MAKKAH:(APS) At least 87 people were killed and more than 180 injured when a crane crashed through the Masjid-i-Haram of Saudi Arabia’s holy city of Makkah on Friday, the country’s civil defence said on Twitter.

Few details were immediately available but pictures circulating on social media showed bloodied bodies strewn across part of the mosque where the crane was seen having crashed into the ceiling.

The incident occurred as hundreds of thousands of Muslims gather from all over the world for the annual Haj pilgrimage set to begin later this month.

The civil defense authority announced the collapse and a series of rising casualty numbers on its official Twitter account. It said 184 people were wounded in the accident.

The accident was reportedly a result of heavy rainfall in the city. The nationalities of those killed have not been ascertained as of now.

Videos and photos posted by social media users showed a grisly scene, with police and onlookers attending to multiple bloodied bodies on the polished mosque floors.

Pan-satellite Al-Jazeera Television broadcast footage from inside the mosque compound said to be from the aftermath of the accident, showing the floor strewn with rubble and what appear to be pools of blood.

Another video, on a Twitter posting, captured the apparent moment of the crane’s collapse during a heavy rainstorm, with a loud boom, screams and confusion.

Prime Minister Nawaz Sharif has expressed deep condolences on the sad demise of pilgrims due to the incident.

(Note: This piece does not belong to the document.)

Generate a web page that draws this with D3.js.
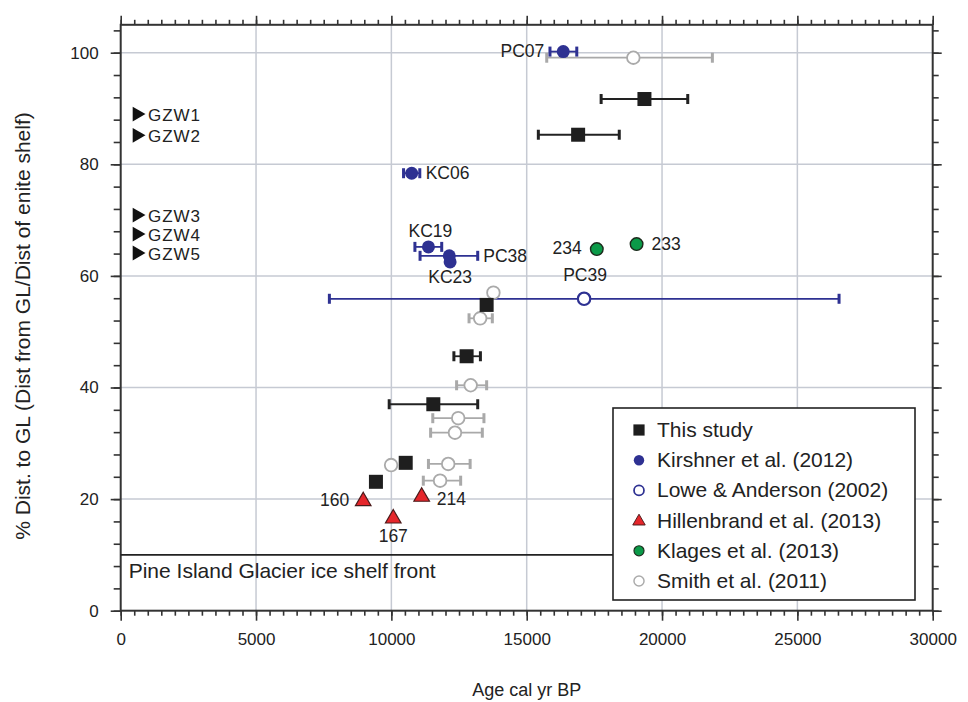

He prayed for eternal peace of the departed souls and commiserated with the bereaved families and the government of Saudia Arabia.

Nawaz Sharif has directed Pakistan’s ambassador in Saudia Arabia to provide every possible help to the injured and to personally visit patients in hospitals on behalf of the Prime Minister of Pakistan.

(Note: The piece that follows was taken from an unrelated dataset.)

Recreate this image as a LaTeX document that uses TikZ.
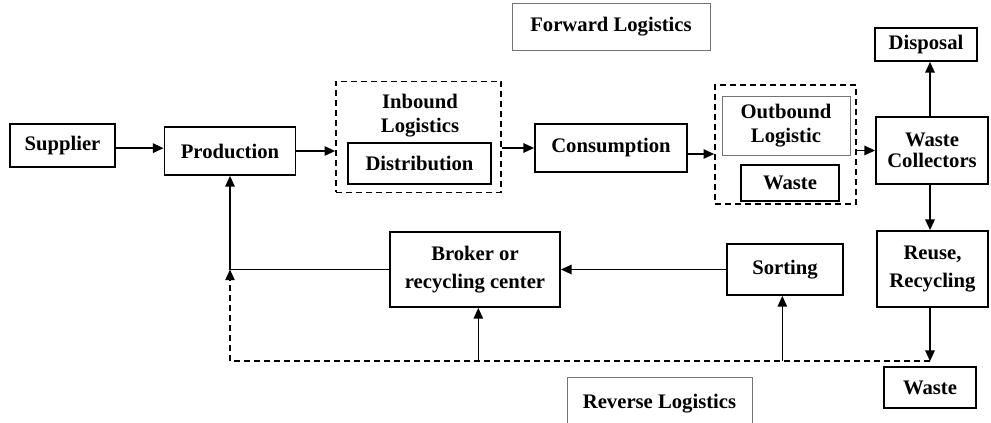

The pilgrimage, one of the largest religious gatherings in the world, has been prone to disasters in the past, mainly from stampedes as pilgrims rushed to complete rituals and return home. Hundreds of pilgrims died in such a stampede in 2006.

Saudi authorities have since lavished vast sums to expand the main Haj sites and improve Makkah’s transportation system, in an effort to prevent more disasters.

Security services often ring Islam’s sacred city with checkpoints and other measures to prevent people arriving for the pilgrimage without authorisation.

Those procedures, aimed at reducing crowd pressure which can lead to stampedes, fires and other hazards, have been intensified in recent years as security threats grow throughout the Middle East.